WHAT YOU HAVE TO DO –
Copy every line, exactly and only, from the line containing "Generate a Python" to the line containing "legend=False, ax=ax)", both lines included.

STORED RECORDS –
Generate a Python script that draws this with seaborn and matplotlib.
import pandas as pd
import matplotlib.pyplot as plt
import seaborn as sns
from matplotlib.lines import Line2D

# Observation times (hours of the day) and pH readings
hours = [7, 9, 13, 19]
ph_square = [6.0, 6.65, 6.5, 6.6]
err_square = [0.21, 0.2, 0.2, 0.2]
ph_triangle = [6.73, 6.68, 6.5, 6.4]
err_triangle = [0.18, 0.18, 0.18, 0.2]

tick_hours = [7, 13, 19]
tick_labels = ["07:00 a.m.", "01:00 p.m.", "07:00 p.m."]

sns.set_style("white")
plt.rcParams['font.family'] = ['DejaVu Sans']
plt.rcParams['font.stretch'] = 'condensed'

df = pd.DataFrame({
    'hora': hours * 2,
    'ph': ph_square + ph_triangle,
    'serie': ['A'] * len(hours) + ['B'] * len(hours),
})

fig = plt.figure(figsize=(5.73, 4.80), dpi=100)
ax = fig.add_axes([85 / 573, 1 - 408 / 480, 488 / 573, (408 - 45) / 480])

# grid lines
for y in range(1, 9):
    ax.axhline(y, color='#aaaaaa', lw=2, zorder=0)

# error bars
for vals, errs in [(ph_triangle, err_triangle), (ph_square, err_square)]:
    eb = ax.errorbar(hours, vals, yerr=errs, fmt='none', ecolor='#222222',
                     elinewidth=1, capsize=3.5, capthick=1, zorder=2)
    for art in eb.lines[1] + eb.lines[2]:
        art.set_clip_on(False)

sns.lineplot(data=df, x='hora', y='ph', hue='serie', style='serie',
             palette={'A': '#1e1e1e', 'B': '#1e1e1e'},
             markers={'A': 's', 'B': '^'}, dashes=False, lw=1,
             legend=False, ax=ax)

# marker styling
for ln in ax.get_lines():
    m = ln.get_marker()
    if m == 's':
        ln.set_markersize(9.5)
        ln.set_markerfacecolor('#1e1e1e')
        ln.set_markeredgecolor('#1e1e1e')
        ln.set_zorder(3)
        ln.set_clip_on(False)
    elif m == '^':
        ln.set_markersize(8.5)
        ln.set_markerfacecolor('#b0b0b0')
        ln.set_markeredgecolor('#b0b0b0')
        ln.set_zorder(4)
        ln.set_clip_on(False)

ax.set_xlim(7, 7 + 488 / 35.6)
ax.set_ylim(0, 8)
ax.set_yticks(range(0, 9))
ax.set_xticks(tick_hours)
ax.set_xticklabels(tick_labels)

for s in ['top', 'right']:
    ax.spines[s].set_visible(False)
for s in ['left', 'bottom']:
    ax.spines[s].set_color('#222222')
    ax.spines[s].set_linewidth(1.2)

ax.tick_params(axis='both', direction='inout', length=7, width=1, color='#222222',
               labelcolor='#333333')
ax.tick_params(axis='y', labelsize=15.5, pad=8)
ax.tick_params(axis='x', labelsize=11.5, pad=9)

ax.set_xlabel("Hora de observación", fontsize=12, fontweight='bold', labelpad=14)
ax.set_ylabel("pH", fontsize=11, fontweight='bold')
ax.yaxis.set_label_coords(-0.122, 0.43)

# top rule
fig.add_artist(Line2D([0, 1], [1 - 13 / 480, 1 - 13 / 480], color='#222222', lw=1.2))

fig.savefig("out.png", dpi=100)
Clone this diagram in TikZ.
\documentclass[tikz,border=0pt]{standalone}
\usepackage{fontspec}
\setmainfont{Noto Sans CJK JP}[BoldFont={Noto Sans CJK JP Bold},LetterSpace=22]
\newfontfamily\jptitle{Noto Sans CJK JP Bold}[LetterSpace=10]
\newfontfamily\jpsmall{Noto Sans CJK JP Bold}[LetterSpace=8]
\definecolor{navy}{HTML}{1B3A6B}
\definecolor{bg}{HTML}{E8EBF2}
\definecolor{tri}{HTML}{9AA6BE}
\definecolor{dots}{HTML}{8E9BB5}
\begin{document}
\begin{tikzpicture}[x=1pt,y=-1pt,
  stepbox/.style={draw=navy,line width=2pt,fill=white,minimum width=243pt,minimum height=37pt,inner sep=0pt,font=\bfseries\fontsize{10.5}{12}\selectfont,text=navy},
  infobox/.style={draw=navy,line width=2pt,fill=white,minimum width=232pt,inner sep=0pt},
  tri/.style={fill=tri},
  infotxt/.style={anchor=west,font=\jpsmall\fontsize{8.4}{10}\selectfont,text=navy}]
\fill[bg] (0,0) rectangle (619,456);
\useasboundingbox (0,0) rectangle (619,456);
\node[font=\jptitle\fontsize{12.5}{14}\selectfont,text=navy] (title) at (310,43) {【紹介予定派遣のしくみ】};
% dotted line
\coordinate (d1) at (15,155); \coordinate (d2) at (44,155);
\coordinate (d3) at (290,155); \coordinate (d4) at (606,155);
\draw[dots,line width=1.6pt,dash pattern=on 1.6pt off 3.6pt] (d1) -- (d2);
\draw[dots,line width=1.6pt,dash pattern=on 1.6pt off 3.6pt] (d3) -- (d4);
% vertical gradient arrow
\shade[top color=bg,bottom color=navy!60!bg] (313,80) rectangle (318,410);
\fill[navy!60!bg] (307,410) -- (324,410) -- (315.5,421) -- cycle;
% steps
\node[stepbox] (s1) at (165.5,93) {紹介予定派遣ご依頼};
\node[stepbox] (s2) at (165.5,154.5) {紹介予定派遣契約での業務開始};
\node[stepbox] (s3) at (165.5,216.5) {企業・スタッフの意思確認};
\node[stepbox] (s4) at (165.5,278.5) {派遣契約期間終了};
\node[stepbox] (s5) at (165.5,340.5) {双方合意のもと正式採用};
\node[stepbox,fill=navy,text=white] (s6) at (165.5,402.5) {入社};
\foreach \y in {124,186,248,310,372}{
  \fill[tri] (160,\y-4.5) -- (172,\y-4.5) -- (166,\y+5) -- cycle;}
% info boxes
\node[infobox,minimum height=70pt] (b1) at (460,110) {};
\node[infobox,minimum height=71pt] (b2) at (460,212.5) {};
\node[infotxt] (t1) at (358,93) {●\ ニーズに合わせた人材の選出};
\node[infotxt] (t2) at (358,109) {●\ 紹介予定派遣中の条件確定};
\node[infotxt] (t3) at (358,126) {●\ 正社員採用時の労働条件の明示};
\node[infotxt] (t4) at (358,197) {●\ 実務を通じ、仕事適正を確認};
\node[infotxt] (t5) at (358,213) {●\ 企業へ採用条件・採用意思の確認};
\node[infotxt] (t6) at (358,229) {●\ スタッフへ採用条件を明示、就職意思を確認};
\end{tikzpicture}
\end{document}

--

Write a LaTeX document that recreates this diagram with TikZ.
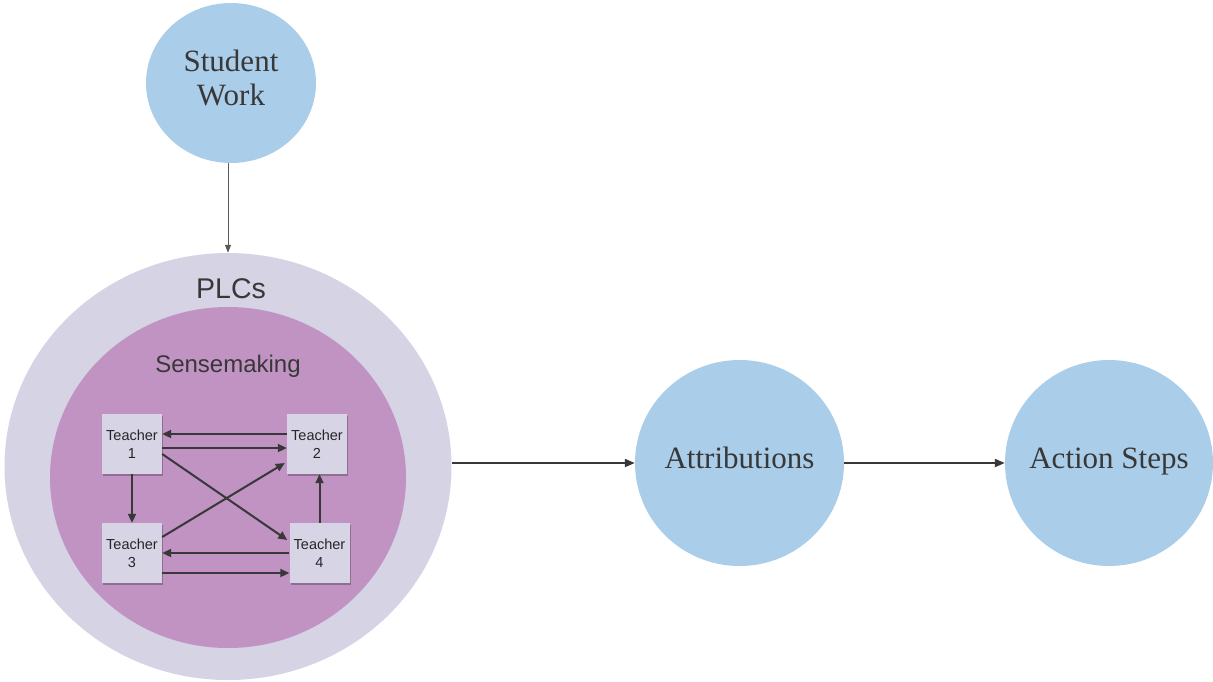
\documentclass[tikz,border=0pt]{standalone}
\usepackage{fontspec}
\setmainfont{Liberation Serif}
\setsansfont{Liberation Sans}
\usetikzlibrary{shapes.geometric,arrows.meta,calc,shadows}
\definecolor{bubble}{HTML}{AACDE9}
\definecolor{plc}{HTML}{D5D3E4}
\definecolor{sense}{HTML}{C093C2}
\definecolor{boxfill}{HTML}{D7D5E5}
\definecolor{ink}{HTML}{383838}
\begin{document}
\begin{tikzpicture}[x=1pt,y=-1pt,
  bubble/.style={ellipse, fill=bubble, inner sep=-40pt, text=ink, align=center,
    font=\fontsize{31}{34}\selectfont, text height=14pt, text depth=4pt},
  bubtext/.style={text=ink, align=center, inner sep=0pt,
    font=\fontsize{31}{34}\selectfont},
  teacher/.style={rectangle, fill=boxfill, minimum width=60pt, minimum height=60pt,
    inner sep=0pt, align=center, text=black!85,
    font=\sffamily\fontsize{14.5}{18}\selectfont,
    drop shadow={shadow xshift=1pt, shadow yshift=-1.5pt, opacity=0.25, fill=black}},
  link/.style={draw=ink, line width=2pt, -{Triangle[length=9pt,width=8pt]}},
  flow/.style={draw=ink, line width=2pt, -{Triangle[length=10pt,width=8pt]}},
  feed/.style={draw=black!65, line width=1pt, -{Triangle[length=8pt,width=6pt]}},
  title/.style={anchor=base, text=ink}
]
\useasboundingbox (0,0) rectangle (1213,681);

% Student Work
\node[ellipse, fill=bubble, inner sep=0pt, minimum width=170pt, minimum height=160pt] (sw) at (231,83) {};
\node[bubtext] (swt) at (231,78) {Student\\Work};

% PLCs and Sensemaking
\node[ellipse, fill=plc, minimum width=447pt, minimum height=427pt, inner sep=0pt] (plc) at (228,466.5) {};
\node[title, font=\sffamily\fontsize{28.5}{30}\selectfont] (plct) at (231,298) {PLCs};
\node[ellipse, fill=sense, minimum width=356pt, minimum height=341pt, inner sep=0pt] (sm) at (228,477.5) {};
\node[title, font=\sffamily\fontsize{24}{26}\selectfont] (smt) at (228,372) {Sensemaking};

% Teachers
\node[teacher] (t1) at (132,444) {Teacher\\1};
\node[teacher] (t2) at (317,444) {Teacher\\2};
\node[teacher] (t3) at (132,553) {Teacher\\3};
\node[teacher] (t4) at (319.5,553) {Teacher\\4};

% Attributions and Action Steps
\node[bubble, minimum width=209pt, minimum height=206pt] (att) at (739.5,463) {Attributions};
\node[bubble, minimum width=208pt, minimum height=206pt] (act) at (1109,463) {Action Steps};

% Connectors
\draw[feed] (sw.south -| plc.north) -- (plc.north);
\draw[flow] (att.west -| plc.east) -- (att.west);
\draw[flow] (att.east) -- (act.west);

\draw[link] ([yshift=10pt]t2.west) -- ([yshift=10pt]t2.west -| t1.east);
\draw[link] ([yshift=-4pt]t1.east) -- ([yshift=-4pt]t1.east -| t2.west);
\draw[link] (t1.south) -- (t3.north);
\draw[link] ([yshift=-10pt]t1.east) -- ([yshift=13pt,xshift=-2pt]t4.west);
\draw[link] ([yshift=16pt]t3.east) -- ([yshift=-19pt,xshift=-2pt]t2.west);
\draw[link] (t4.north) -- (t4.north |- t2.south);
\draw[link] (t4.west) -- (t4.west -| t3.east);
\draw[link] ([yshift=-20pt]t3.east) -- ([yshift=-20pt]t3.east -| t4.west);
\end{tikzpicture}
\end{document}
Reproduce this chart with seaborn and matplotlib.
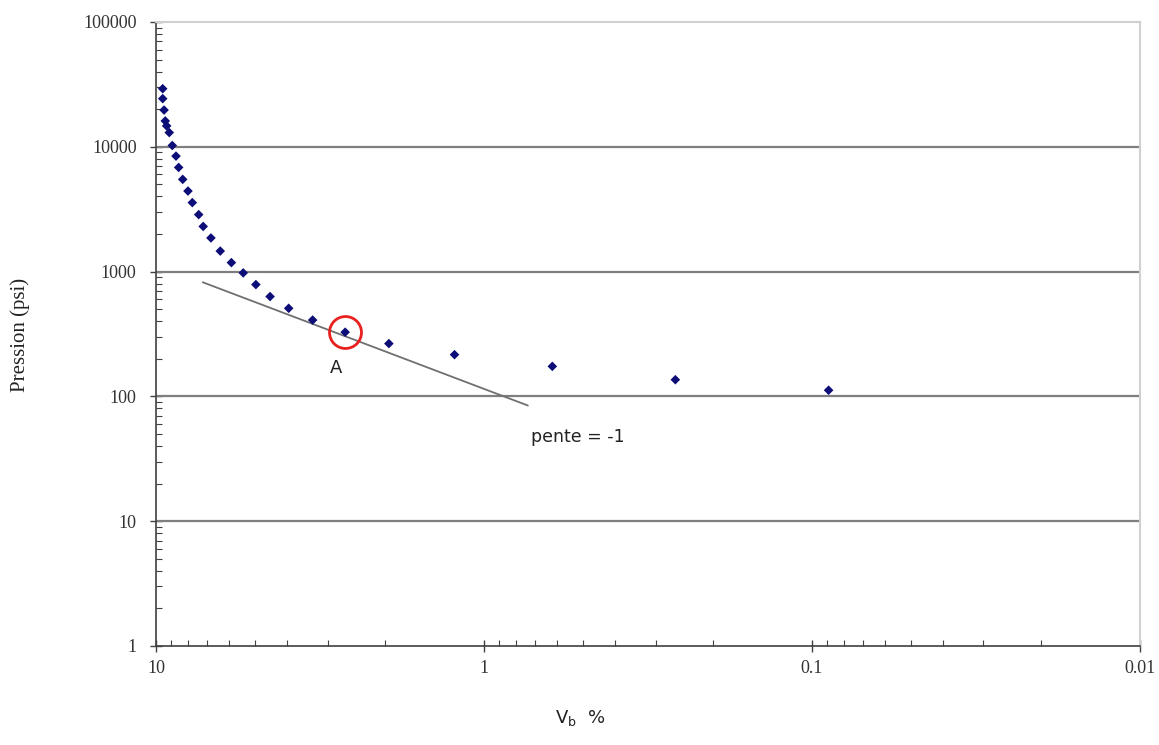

RESPONSE FOR THIS EXERCISE –
Generate a Python script that draws this with seaborn and matplotlib.
import pandas as pd
import matplotlib.pyplot as plt
import seaborn as sns
from matplotlib.lines import Line2D

# Observation times (hours of the day) and pH readings
hours = [7, 9, 13, 19]
ph_square = [6.0, 6.65, 6.5, 6.6]
err_square = [0.21, 0.2, 0.2, 0.2]
ph_triangle = [6.73, 6.68, 6.5, 6.4]
err_triangle = [0.18, 0.18, 0.18, 0.2]

tick_hours = [7, 13, 19]
tick_labels = ["07:00 a.m.", "01:00 p.m.", "07:00 p.m."]

sns.set_style("white")
plt.rcParams['font.family'] = ['DejaVu Sans']
plt.rcParams['font.stretch'] = 'condensed'

df = pd.DataFrame({
    'hora': hours * 2,
    'ph': ph_square + ph_triangle,
    'serie': ['A'] * len(hours) + ['B'] * len(hours),
})

fig = plt.figure(figsize=(5.73, 4.80), dpi=100)
ax = fig.add_axes([85 / 573, 1 - 408 / 480, 488 / 573, (408 - 45) / 480])

# grid lines
for y in range(1, 9):
    ax.axhline(y, color='#aaaaaa', lw=2, zorder=0)

# error bars
for vals, errs in [(ph_triangle, err_triangle), (ph_square, err_square)]:
    eb = ax.errorbar(hours, vals, yerr=errs, fmt='none', ecolor='#222222',
                     elinewidth=1, capsize=3.5, capthick=1, zorder=2)
    for art in eb.lines[1] + eb.lines[2]:
        art.set_clip_on(False)

sns.lineplot(data=df, x='hora', y='ph', hue='serie', style='serie',
             palette={'A': '#1e1e1e', 'B': '#1e1e1e'},
             markers={'A': 's', 'B': '^'}, dashes=False, lw=1,
             legend=False, ax=ax)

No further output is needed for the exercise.